* **What to do**
Do not include the pictures; repeat the rest of the data exactly.

---*---

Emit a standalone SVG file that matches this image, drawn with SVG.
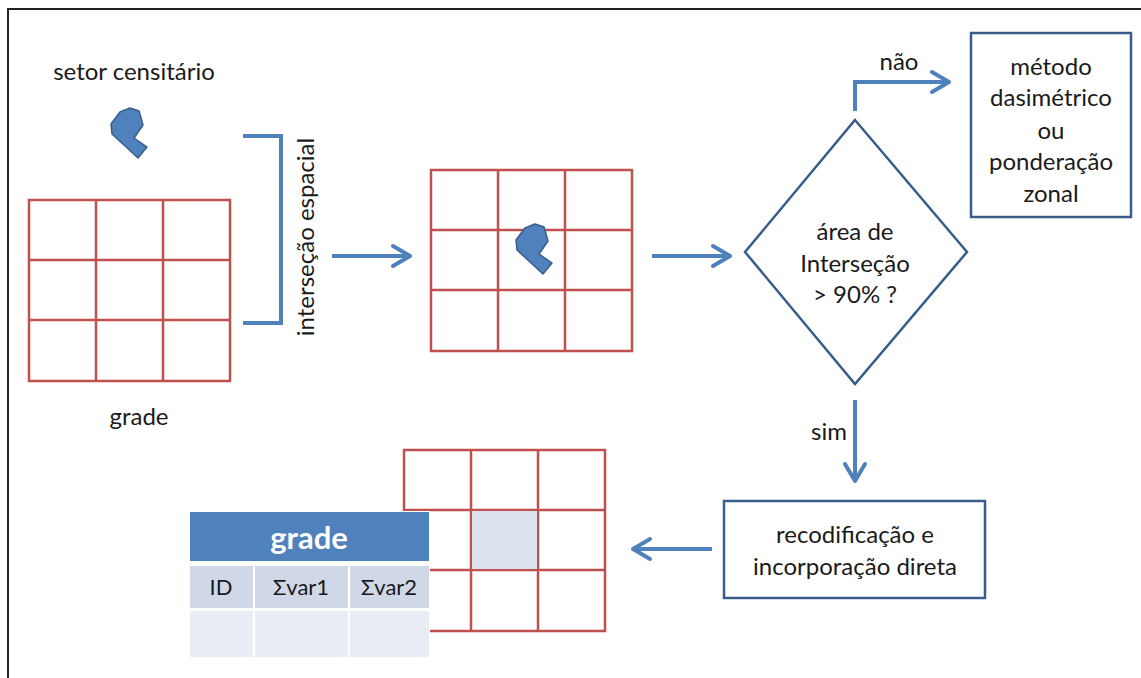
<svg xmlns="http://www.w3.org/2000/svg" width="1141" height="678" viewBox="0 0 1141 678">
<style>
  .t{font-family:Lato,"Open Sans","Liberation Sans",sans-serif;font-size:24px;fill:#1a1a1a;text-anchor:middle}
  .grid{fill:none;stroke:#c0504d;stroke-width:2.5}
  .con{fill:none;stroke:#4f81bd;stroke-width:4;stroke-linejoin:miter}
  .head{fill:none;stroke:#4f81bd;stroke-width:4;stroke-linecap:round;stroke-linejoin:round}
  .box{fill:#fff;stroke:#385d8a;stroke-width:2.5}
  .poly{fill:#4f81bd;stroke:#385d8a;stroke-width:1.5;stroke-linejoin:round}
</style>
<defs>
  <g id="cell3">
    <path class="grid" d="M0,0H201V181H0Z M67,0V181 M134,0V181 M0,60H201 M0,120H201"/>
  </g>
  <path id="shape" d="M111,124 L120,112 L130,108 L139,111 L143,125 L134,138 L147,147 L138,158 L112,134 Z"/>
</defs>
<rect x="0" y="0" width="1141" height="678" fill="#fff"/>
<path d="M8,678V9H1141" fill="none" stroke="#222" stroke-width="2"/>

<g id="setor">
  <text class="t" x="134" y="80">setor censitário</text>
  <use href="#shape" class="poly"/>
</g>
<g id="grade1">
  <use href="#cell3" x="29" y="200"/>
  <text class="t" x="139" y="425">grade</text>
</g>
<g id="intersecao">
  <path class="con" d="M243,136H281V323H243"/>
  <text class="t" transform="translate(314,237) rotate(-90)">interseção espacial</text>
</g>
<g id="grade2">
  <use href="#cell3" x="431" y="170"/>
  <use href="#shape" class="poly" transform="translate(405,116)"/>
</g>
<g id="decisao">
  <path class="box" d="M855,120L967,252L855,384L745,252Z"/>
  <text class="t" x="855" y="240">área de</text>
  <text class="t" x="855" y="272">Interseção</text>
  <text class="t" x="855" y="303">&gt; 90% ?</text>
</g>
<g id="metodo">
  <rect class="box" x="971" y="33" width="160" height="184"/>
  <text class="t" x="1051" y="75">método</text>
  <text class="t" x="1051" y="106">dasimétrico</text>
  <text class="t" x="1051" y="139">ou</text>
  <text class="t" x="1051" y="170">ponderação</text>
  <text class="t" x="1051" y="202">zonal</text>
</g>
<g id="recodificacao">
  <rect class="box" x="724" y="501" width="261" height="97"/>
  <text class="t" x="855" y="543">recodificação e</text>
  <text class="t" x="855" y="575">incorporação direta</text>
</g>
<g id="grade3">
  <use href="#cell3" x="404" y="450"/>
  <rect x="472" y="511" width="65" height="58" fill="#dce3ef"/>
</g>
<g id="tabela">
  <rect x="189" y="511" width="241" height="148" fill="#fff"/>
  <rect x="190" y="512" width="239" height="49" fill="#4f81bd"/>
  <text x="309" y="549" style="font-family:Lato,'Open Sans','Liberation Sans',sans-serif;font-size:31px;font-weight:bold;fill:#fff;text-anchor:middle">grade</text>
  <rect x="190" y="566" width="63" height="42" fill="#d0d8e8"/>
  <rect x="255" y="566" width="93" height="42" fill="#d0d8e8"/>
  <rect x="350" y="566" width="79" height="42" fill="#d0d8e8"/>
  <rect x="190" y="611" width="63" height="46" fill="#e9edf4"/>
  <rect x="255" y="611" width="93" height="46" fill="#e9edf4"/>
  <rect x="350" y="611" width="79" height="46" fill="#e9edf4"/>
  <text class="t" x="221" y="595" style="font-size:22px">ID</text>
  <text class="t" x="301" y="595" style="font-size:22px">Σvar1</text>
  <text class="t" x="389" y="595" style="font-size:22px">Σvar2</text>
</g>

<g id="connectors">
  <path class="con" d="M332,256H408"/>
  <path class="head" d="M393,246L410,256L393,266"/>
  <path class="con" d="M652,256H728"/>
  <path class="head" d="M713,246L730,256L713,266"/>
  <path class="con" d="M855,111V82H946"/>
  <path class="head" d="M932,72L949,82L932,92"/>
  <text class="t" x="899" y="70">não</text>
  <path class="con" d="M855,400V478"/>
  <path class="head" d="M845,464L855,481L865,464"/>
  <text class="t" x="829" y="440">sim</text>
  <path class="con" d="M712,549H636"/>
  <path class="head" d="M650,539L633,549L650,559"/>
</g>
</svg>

---*---

* **Answer to this exercise**
Emit a standalone SVG file that matches this image, drawn with SVG.
<svg xmlns="http://www.w3.org/2000/svg" width="1141" height="678" viewBox="0 0 1141 678">
<style>
  .t{font-family:Lato,"Open Sans","Liberation Sans",sans-serif;font-size:24px;fill:#1a1a1a;text-anchor:middle}
  .grid{fill:none;stroke:#c0504d;stroke-width:2.5}
  .con{fill:none;stroke:#4f81bd;stroke-width:4;stroke-linejoin:miter}
  .head{fill:none;stroke:#4f81bd;stroke-width:4;stroke-linecap:round;stroke-linejoin:round}
  .box{fill:#fff;stroke:#385d8a;stroke-width:2.5}
  .poly{fill:#4f81bd;stroke:#385d8a;stroke-width:1.5;stroke-linejoin:round}
</style>
<defs>
  <g id="cell3">
    <path class="grid" d="M0,0H201V181H0Z M67,0V181 M134,0V181 M0,60H201 M0,120H201"/>
  </g>
  <path id="shape" d="M111,124 L120,112 L130,108 L139,111 L143,125 L134,138 L147,147 L138,158 L112,134 Z"/>
</defs>
<rect x="0" y="0" width="1141" height="678" fill="#fff"/>
<path d="M8,678V9H1141" fill="none" stroke="#222" stroke-width="2"/>

<g id="setor">
  <text class="t" x="134" y="80">setor censitário</text>
  <use href="#shape" class="poly"/>
</g>
<g id="grade1">
  <use href="#cell3" x="29" y="200"/>
  <text class="t" x="139" y="425">grade</text>
</g>
<g id="intersecao">
  <path class="con" d="M243,136H281V323H243"/>
  <text class="t" transform="translate(314,237) rotate(-90)">interseção espacial</text>
</g>
<g id="grade2">
  <use href="#cell3" x="431" y="170"/>
  <use href="#shape" class="poly" transform="translate(405,116)"/>
</g>
<g id="decisao">
  <path class="box" d="M855,120L967,252L855,384L745,252Z"/>
  <text class="t" x="855" y="240">área de</text>
  <text class="t" x="855" y="272">Interseção</text>
  <text class="t" x="855" y="303">&gt; 90% ?</text>
</g>
<g id="metodo">
  <rect class="box" x="971" y="33" width="160" height="184"/>
  <text class="t" x="1051" y="75">método</text>
  <text class="t" x="1051" y="106">dasimétrico</text>
  <text class="t" x="1051" y="139">ou</text>
  <text class="t" x="1051" y="170">ponderação</text>
  <text class="t" x="1051" y="202">zonal</text>
</g>
<g id="recodificacao">
  <rect class="box" x="724" y="501" width="261" height="97"/>
  <text class="t" x="855" y="543">recodificação e</text>
  <text class="t" x="855" y="575">incorporação direta</text>
</g>
<g id="grade3">
  <use href="#cell3" x="404" y="450"/>
  <rect x="472" y="511" width="65" height="58" fill="#dce3ef"/>
</g>
<g id="tabela">
  <rect x="189" y="511" width="241" height="148" fill="#fff"/>
  <rect x="190" y="512" width="239" height="49" fill="#4f81bd"/>
  <text x="309" y="549" style="font-family:Lato,'Open Sans','Liberation Sans',sans-serif;font-size:31px;font-weight:bold;fill:#fff;text-anchor:middle">grade</text>
  <rect x="190" y="566" width="63" height="42" fill="#d0d8e8"/>
  <rect x="255" y="566" width="93" height="42" fill="#d0d8e8"/>
  <rect x="350" y="566" width="79" height="42" fill="#d0d8e8"/>
  <rect x="190" y="611" width="63" height="46" fill="#e9edf4"/>
  <rect x="255" y="611" width="93" height="46" fill="#e9edf4"/>
  <rect x="350" y="611" width="79" height="46" fill="#e9edf4"/>
  <text class="t" x="221" y="595" style="font-size:22px">ID</text>
  <text class="t" x="301" y="595" style="font-size:22px">Σvar1</text>
  <text class="t" x="389" y="595" style="font-size:22px">Σvar2</text>
</g>

<g id="connectors">
  <path class="con" d="M332,256H408"/>
  <path class="head" d="M393,246L410,256L393,266"/>
  <path class="con" d="M652,256H728"/>
  <path class="head" d="M713,246L730,256L713,266"/>
  <path class="con" d="M855,111V82H946"/>
  <path class="head" d="M932,72L949,82L932,92"/>
  <text class="t" x="899" y="70">não</text>
  <path class="con" d="M855,400V478"/>
  <path class="head" d="M845,464L855,481L865,464"/>
  <text class="t" x="829" y="440">sim</text>
  <path class="con" d="M712,549H636"/>
  <path class="head" d="M650,539L633,549L650,559"/>
</g>
</svg>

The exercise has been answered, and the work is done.